What I could be doing
Then, of course, there is the unhealthy comparison of thinking of what you could be doing. I’ve always had many diverse interests, so it’s difficult to select a certain path with much certainty, because I know that I’ll inherently be closing other doors. For a while I wanted to work in industrial design, dabbled with architecture, thought about more hard core engineering, before settling (or at least starting) my current path of general business in the automotive industry, with the goal of general management and business. I’m still very entrepreneurial, which currently finds its outlet in a few small projects, but nothing concrete due to financial and time and contractual limitations. So the feeling of missing out on industrial design or the Internet Bubble 2.0 (aka Web 2.0) sometimes gnaws at me.
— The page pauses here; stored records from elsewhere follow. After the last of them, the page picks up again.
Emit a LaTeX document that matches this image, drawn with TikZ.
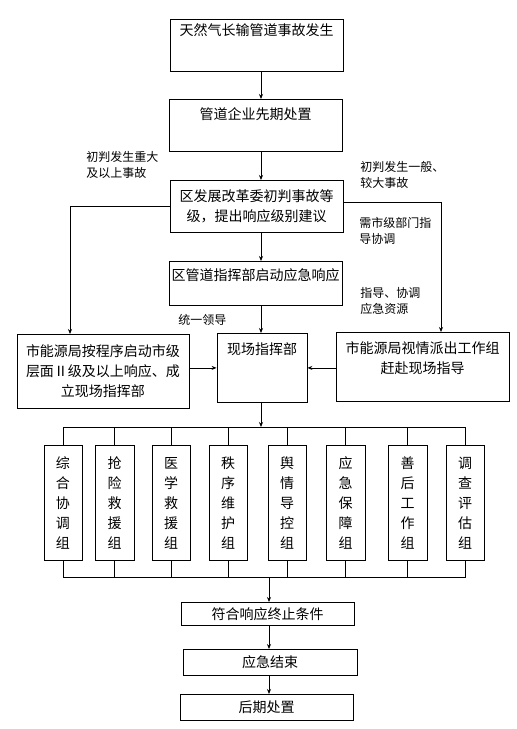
\documentclass[tikz,border=0pt]{standalone}
\usepackage{fontspec}
\setmainfont{Noto Sans CJK SC}
\usetikzlibrary{arrows.meta}
\begin{document}
\begin{tikzpicture}[x=1pt,y=-1pt,line width=0.8pt,>={Stealth[length=5pt,width=4pt]},
        box/.style={draw,anchor=north,inner sep=0pt,align=center,font=\fontsize{14pt}{20pt}\selectfont},
        groupbox/.style={box,minimum width=38pt,minimum height=115pt},
        note/.style={anchor=north west,inner sep=0pt,align=left,font=\fontsize{12pt}{16pt}\selectfont}]
        \useasboundingbox (0,0) rectangle (517,729);
        \coordinate (trunk) at (261,0);
        \node[box,minimum width=173pt,text height=16.3pt,text depth=35.7pt] (occur) at (256.5,19) {天然气长输管道事故发生};
        \node[box,minimum width=173pt,text height=20.3pt,text depth=31.7pt] (early) at (255.5,99) {管道企业先期处置};
        \node[box,minimum width=173pt,minimum height=52pt] (judge) at (256.5,180) {区发展改革委初判事故等\\级，提出响应级别建议};
        \node[box,minimum width=173pt,text height=19.3pt,text depth=24.7pt] (district) at (255.5,261) {区管道指挥部启动应急响应};
        \node[box,minimum width=172pt,minimum height=74pt] (city) at (103,334) {市能源局按程序启动市级\\层面Ⅱ级及以上响应、成\\立现场指挥部};
        \node[box,minimum width=90pt,text height=21.3pt,text depth=47.7pt] (cmd) at (262,333) {现场指挥部};
        \node[box,minimum width=173pt,minimum height=69pt] (team) at (422.5,332) {市能源局视情派出工作组\\赶赴现场指导\\[-2pt]~};
        \node[note] (major) at (86,151) {初判发生重大\\及以上事故};
        \node[note] (minor) at (360,161) {初判发生一般、\\较大事故};
        \node[note] (need) at (359,217) {需市级部门指\\导协调};
        \node[note] (guide) at (360,287) {指导、协调\\应急资源};
        \node[note] (lead) at (178,314) {统一领导};
        \node[groupbox] (zonghe) at (63,445) {综\\合\\协\\调\\组};
        \node[groupbox,minimum width=39pt] (qiangxian) at (114.5,445) {抢\\险\\救\\援\\组};
        \node[groupbox] (yixue) at (171,445) {医\\学\\救\\援\\组};
        \node[groupbox] (zhixu) at (228,445) {秩\\序\\维\\护\\组};
        \node[groupbox] (yuqing) at (287,445) {舆\\情\\导\\控\\组};
        \node[groupbox,minimum width=39pt] (baozhang) at (345.5,445) {应\\急\\保\\障\\组};
        \node[groupbox,minimum width=39pt] (shanhou) at (407.5,445) {善\\后\\工\\作\\组};
        \node[groupbox] (diaocha) at (465,445) {调\\查\\评\\估\\组};
        \node[box,minimum width=173pt,minimum height=23pt] (cond) at (267.5,602) {符合响应终止条件};
        \node[box,minimum width=174pt,minimum height=26pt] (over) at (270,649) {应急结束};
        \node[box,minimum width=173pt,minimum height=26pt] (after) at (266.5,694) {后期处置};
        \draw [->] (occur.south -| trunk) -- (early.north -| trunk);
        \draw [->] (early.south -| trunk) -- (judge.north -| trunk);
        \draw [->] (judge.south -| trunk) -- (district.north -| trunk);
        \draw [->] (district.south -| trunk) -- (cmd.north -| trunk);
        \draw [->] (judge.west) -| ([xshift=-33pt]city.north);
        \draw [->] ([yshift=4pt]judge.east) -| ([xshift=18.5pt]team.north);
        \draw [->] (city.east |- cmd) -- (cmd.west);
        \draw [->] (team.west |- cmd) -- (cmd.east);
        \coordinate (topbus) at (261,427);
        \draw [->] (cmd.south -| trunk) -- (topbus);
        \draw (zonghe.north) -- (zonghe.north |- topbus) -- (diaocha.north |- topbus) -- (diaocha.north);
        \draw (qiangxian.north) -- (qiangxian.north |- topbus) (yixue.north) -- (yixue.north |- topbus)
              (zhixu.north) -- (zhixu.north |- topbus) (yuqing.north) -- (yuqing.north |- topbus)
              (baozhang.north) -- (baozhang.north |- topbus) (shanhou.north) -- (shanhou.north |- topbus);
        \coordinate (lowbus) at (269,577);
        \draw (zonghe.south) -- (zonghe.south |- lowbus) -- (diaocha.south |- lowbus) -- (diaocha.south);
        \draw (qiangxian.south) -- (qiangxian.south |- lowbus) (yixue.south) -- (yixue.south |- lowbus)
              (zhixu.south) -- (zhixu.south |- lowbus) (yuqing.south) -- (yuqing.south |- lowbus)
              (baozhang.south) -- (baozhang.south |- lowbus) (shanhou.south) -- (shanhou.south |- lowbus);
        \draw [->] (lowbus) -- (cond.north -| lowbus);
        \draw [->] (cond.south -| lowbus) -- (over.north -| lowbus);
        \draw [->] (over.south -| lowbus) -- (after.north -| lowbus);
\end{tikzpicture}
\end{document}
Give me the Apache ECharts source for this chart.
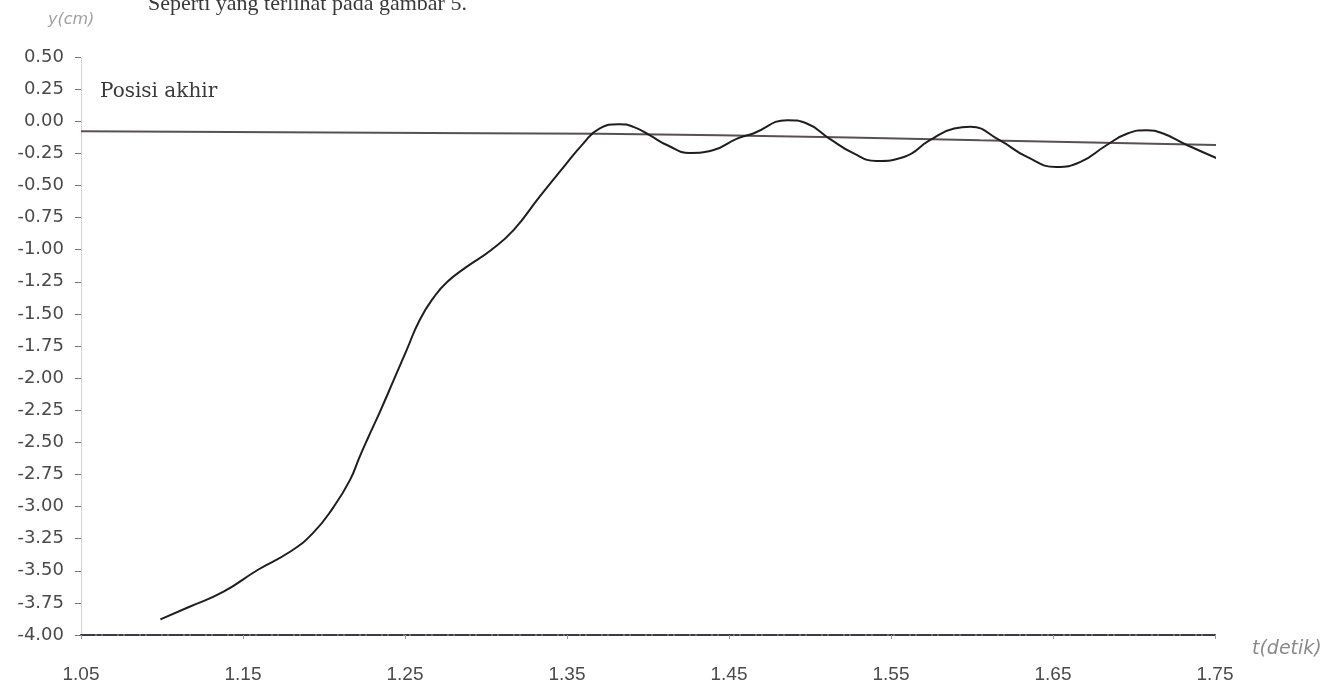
<!DOCTYPE html>
<html>
<head>
<meta charset="utf-8">
<script src="https://cdn.jsdelivr.net/npm/echarts@6/dist/echarts.min.js"></script>
<style>
  html, body { margin: 0; padding: 0; background: #ffffff; }
  #chart { width: 1332px; height: 696px; }
</style>
</head>
<body>
<div id="chart"></div>
<script>
// ---- data ----
const xTickValues = [1.05, 1.15, 1.25, 1.35, 1.45, 1.55, 1.65, 1.75];
const yTickValues = [-4.0, -3.75, -3.5, -3.25, -3.0, -2.75, -2.5, -2.25, -2.0, -1.75, -1.5, -1.25, -1.0, -0.75, -0.5, -0.25, 0.0, 0.25, 0.5];

// response curve y(t)
const curveT = [1.099, 1.117, 1.138, 1.159, 1.179, 1.193, 1.206, 1.216, 1.222, 1.227, 1.235, 1.243, 1.251, 1.259, 1.268, 1.276, 1.288, 1.303, 1.317, 1.333, 1.348, 1.360, 1.370, 1.382, 1.391, 1.401, 1.412, 1.426, 1.440, 1.455, 1.465, 1.486, 1.498, 1.512, 1.527, 1.541, 1.558, 1.574, 1.589, 1.599, 1.617, 1.634, 1.652, 1.667, 1.683, 1.696, 1.708, 1.718, 1.733, 1.753];
const curveY = [-3.878, -3.780, -3.663, -3.494, -3.352, -3.209, -3.002, -2.794, -2.613, -2.470, -2.249, -2.016, -1.782, -1.549, -1.367, -1.251, -1.134, -1.004, -0.848, -0.589, -0.356, -0.174, -0.057, -0.023, -0.044, -0.109, -0.187, -0.247, -0.226, -0.135, -0.096, 0.008, -0.018, -0.135, -0.251, -0.309, -0.278, -0.148, -0.057, -0.044, -0.148, -0.278, -0.356, -0.317, -0.187, -0.096, -0.070, -0.096, -0.187, -0.298];

// "Posisi akhir" reference line
const finalT = [1.05, 1.296, 1.444, 1.605, 1.761];
const finalY = [-0.078, -0.093, -0.109, -0.148, -0.187];

const topText = 'Seperti yang terlihat pada gambar 5.';
const yName = 'y(cm)';
const xName = 't(detik)';
const lineLabel = 'Posisi akhir';

const zip = (a, b) => a.map((v, i) => [v, b[i]]);

const chart = echarts.init(document.getElementById('chart'), null, { renderer: 'canvas' });
chart.setOption({
  animation: false,
  backgroundColor: '#ffffff',
  grid: { left: 81, right: 117, top: 57, bottom: 61, containLabel: false },
  xAxis: {
    type: 'value',
    min: 1.05,
    max: 1.75,
    splitLine: { show: false },
    axisLine: { show: true, onZero: false, lineStyle: { color: '#3c3a48', width: 2, type: [14, 2, 4, 2] } },
    axisTick: { show: true, length: 4, customValues: xTickValues, lineStyle: { color: '#999' } },
    axisLabel: {
      customValues: xTickValues,
      formatter: v => v.toFixed(2),
      margin: 30,
      color: '#4a4a4a',
      fontFamily: 'Liberation Sans',
      fontSize: 19
    }
  },
  yAxis: {
    type: 'value',
    min: -4,
    max: 0.5,
    splitLine: { show: false },
    axisLine: { show: true, onZero: false, lineStyle: { color: '#c8c8c8', width: 1, type: 'dotted' } },
    axisTick: { show: true, length: 6, customValues: yTickValues, lineStyle: { color: '#777' } },
    axisLabel: {
      customValues: yTickValues,
      formatter: v => v.toFixed(2),
      margin: 17,
      color: '#4a4a4a',
      fontFamily: 'DejaVu Sans',
      fontSize: 18
    }
  },
  graphic: [
    { type: 'text', left: 148, top: -7, style: { text: topText, font: '22px "Liberation Serif"', fill: '#3a3a3a' } },
    { type: 'text', left: 48, top: 12, style: { text: yName, font: 'italic 16px "DejaVu Sans"', fill: '#a0a0a0' } },
    { type: 'text', left: 100, top: 82, style: { text: lineLabel, font: '20px "DejaVu Serif"', fill: '#3a3a3a' } },
    { type: 'text', left: 1252, top: 640, style: { text: xName, font: 'italic 19px "DejaVu Sans"', fill: '#8a8a8a' } }
  ],
  series: [
    {
      name: lineLabel,
      type: 'line',
      data: zip(finalT, finalY),
      showSymbol: false,
      smooth: true,
      clip: false,
      lineStyle: { color: '#5a5050', width: 2 },
      z: 2
    },
    {
      name: 'y',
      type: 'line',
      data: zip(curveT, curveY),
      showSymbol: false,
      smooth: 0.5,
      clip: false,
      lineStyle: { color: '#1e1e1e', width: 2 },
      z: 3
    }
  ]
});
</script>
</body>
</html>
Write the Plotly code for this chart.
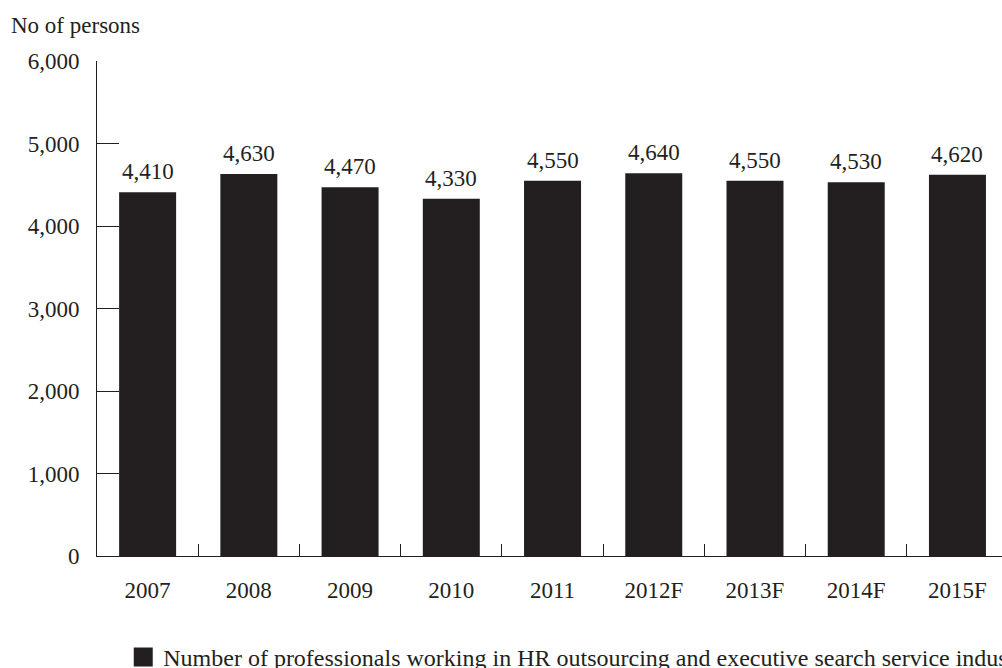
import plotly.graph_objects as go

categories = ["2007", "2008", "2009", "2010", "2011", "2012F", "2013F", "2014F", "2015F"]
values = [4410, 4630, 4470, 4330, 4550, 4640, 4550, 4530, 4620]
series_name = "Number of professionals working in HR outsourcing and executive search service industry"
y_title = "No of persons"
y_ticks = [0, 1000, 2000, 3000, 4000, 5000, 6000]

DARK = "#231f20"
FONT = "Liberation Serif, Times New Roman, serif"

fig = go.Figure()
fig.add_trace(go.Bar(
    x=categories, y=values, name=series_name,
    marker=dict(color=DARK, line=dict(width=0)),
    showlegend=False,
))
# legend entry (larger square swatch, as in the reference)
fig.add_trace(go.Scatter(
    x=[categories[0]], y=[None], name=series_name, mode="markers",
    marker=dict(symbol="square", size=16, color=DARK, line=dict(color=DARK, width=3)),
    showlegend=True, hoverinfo="skip",
))

for i, v in enumerate(values):
    fig.add_annotation(x=i, y=v, text=f"{v:,}", showarrow=False,
                       yanchor="bottom", yshift=6,
                       font=dict(family=FONT, size=23, color=DARK))

fig.add_annotation(xref="paper", yref="paper", x=-0.0975, y=1.071,
                   text=y_title, showarrow=False, xanchor="left", yanchor="middle",
                   font=dict(family=FONT, size=23, color=DARK))

fig.update_layout(
    width=1002, height=668,
    margin=dict(l=97, r=0, t=61, b=112, autoexpand=False),
    paper_bgcolor="white", plot_bgcolor="white",
    bargap=0.437,
    font=dict(family=FONT, size=23, color=DARK),
    showlegend=True,
    legend=dict(orientation="h", xref="container", yref="container",
                x=0.123, xanchor="left", y=0.016, yanchor="middle",
                font=dict(family=FONT, size=24, color=DARK),
                itemsizing="trace", itemwidth=30),
)
fig.update_xaxes(
    type="category",
    range=[-0.5, 8.44], showline=True, linecolor=DARK, linewidth=1,
    ticks="inside", tickson="boundaries", ticklen=12, tickcolor=DARK, tickwidth=1,
    showgrid=False, zeroline=False, ticklabelstandoff=13,
    tickfont=dict(family=FONT, size=23, color=DARK),
)
fig.update_yaxes(
    range=[0, 6000], tickvals=y_ticks, tickformat=",", showline=True, linecolor=DARK, linewidth=1,
    ticks="inside", ticklen=22, tickcolor=DARK, tickwidth=1,
    showgrid=False, zeroline=False, ticklabelstandoff=12,
    tickfont=dict(family=FONT, size=23, color=DARK),
)

fig.write_html("out.html", config={"displayModeBar": False},
               post_script="document.body.style.margin='0';document.body.style.overflow='hidden';")
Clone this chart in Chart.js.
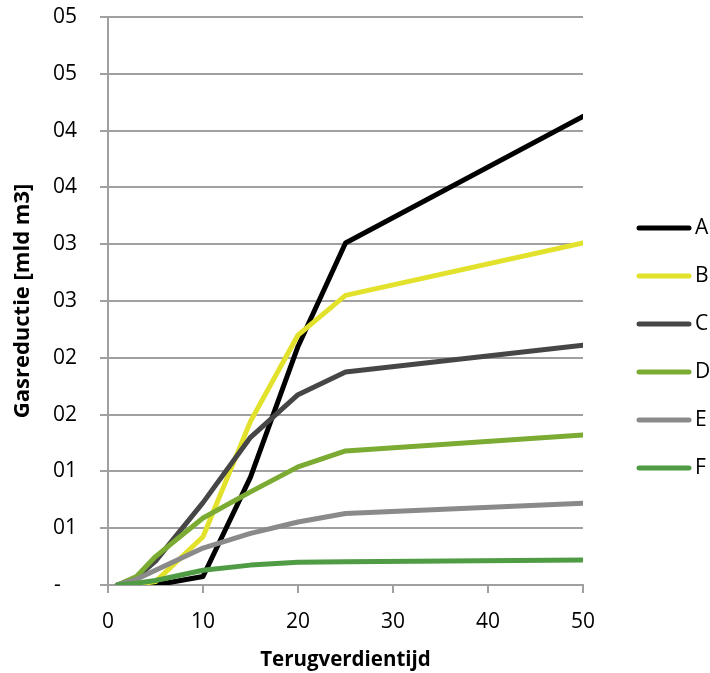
<!DOCTYPE html>
<html><head><meta charset="utf-8">
<script src="https://cdn.jsdelivr.net/npm/chart.js@4/dist/chart.umd.min.js"></script>
<style>html,body{margin:0;padding:0;background:#fff}#wrap{width:710px;height:673px}</style>
</head><body><div id="wrap"><canvas id="c" width="710" height="673"></canvas></div>
<script>
// ---- data ----
const seriesNames = ['A', 'B', 'C', 'D', 'E', 'F'];
const xValues = [1, 3, 5, 10, 15, 20, 25, 50];
const seriesA = [0, 0, 0, 0.15, 1.9, 4.2, 6.02, 8.25];
const seriesB = [0, 0.01, 0.06, 0.85, 2.88, 4.4, 5.1, 6.02];
const seriesC = [0, 0.13, 0.42, 1.45, 2.6, 3.35, 3.75, 4.22];
const seriesD = [0, 0.15, 0.5, 1.18, 1.64, 2.08, 2.36, 2.64];
const seriesE = [0, 0.1, 0.26, 0.65, 0.91, 1.11, 1.26, 1.44];
const seriesF = [0, 0.03, 0.08, 0.26, 0.35, 0.40, 0.41, 0.44];
const yTickLabels = ['-', '01', '01', '02', '02', '03', '03', '04', '04', '05', '05'];
const xTitle = 'Terugverdientijd';
const yTitle = 'Gasreductie [mld m3]';

// ---- styles ----
const colors = ['#000000', '#E2E22C', '#464646', '#7BAB32', '#8A8A8A', '#4F9C44'];
const FONT = "'Open Sans', sans-serif";
const GRID = '#a0a0a0';
const allSeries = [seriesA, seriesB, seriesC, seriesD, seriesE, seriesF];

function legendLine(color) {
  const c = document.createElement('canvas');
  c.width = 60; c.height = 10;
  const g = c.getContext('2d');
  g.strokeStyle = color; g.lineWidth = 5; g.lineCap = 'round';
  g.beginPath(); g.moveTo(5, 5); g.lineTo(55, 5); g.stroke();
  return c;
}

const datasets = seriesNames.map((name, i) => ({
  label: name,
  data: xValues.map((x, j) => ({ x: x, y: allSeries[i][j] })),
  borderColor: colors[i],
  backgroundColor: colors[i],
  borderWidth: 5,
  borderCapStyle: 'round',
  borderJoinStyle: 'round',
  pointRadius: 0,
  pointHoverRadius: 0,
  pointStyle: legendLine(colors[i]),
  tension: 0,
  fill: false,
  yAxisID: 'y',
  xAxisID: 'x',
  order: seriesNames.length - i
}));

new Chart(document.getElementById('c'), {
  type: 'line',
  data: { datasets: datasets },
  options: {
    responsive: false,
    animation: false,
    devicePixelRatio: 1,
    layout: { padding: { top: 17, right: 0, bottom: 0, left: 0 } },
    plugins: {
      tooltip: { enabled: false },
      legend: {
        position: 'right',
        align: 'center',
        maxWidth: 93.5,
        title: { display: true, text: '', font: { size: 5, lineHeight: 1.2 }, padding: 0 },
        labels: {
          usePointStyle: true,
          pointStyleWidth: 41,
          padding: 27,
          color: '#000',
          font: { family: FONT, size: 21 },
          sort: (a, b) => a.datasetIndex - b.datasetIndex
        }
      }
    },
    scales: {
      x: {
        type: 'linear', min: 0, max: 50,
        ticks: { stepSize: 10, color: '#000', font: { family: FONT, size: 21 }, padding: 16, maxRotation: 0 },
        grid: { display: true, drawOnChartArea: false, drawTicks: true, tickLength: 8, color: GRID, lineWidth: 2 },
        border: { display: true, color: GRID, width: 2 },
        title: { display: true, text: xTitle, color: '#000', font: { family: FONT, size: 20.5, weight: 'bold' }, padding: { top: 0, bottom: 1 } },
        afterFit(s) { s.height = 88; }
      },
      y: {
        type: 'linear', position: 'left', min: 0, max: 10,
        ticks: {
          stepSize: 1, color: '#000', font: { family: FONT, size: 21 }, padding: 23,
          callback: (v) => {
            const lab = yTickLabels[Math.round(v)];
            return lab === '-' ? lab + '\u00a0\u00a0\u00a0' : lab;
          }
        },
        grid: { color: GRID, lineWidth: 2, tickLength: 8 },
        border: { display: true, color: GRID, width: 2 },
        title: { display: true, text: yTitle, color: '#000', font: { family: FONT, size: 22, weight: 'bold' }, padding: { top: 9.5, bottom: 0 } },
        afterFit(s) { s.width = 108; s.paddingTop = 0; s.paddingBottom = 0; }
      },
      yRight: {
        axis: 'y', position: 'right', display: true,
        ticks: { display: false }, grid: { display: false }, border: { display: false },
        afterFit(s) { s.width = 33.5; }
      }
    }
  }
});
</script>
</body></html>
The Promise of your mid-twenties
Finally, the real quarter life crisis was about making the most of what is certainly the best time of my life to date (although I believe that feeling will be with me throughout my life, as it has been in the past. my golden years are the current years, whenever that is). But there are some truly unique aspects of being in your mid-twenties (I won’t say best), such as the freedom to travel and live around the world, not having a mortgage or kids to tie you down, having a lot of energy and an open mind. Ramit Sethi wrote an interesting post about this “It Never Gets Easier than Now”, which is a highly recommended read. So making the most of my mid-twenties was a key driver in this quarter life crisis.
In the next few weeks, which will likely see the resolution of this crisis, I’ll be writing more, but mainly trying to get the feelings of the change, not only the resolution. For those of you who know me personally, you might already know the ending, but the process is just as interesting.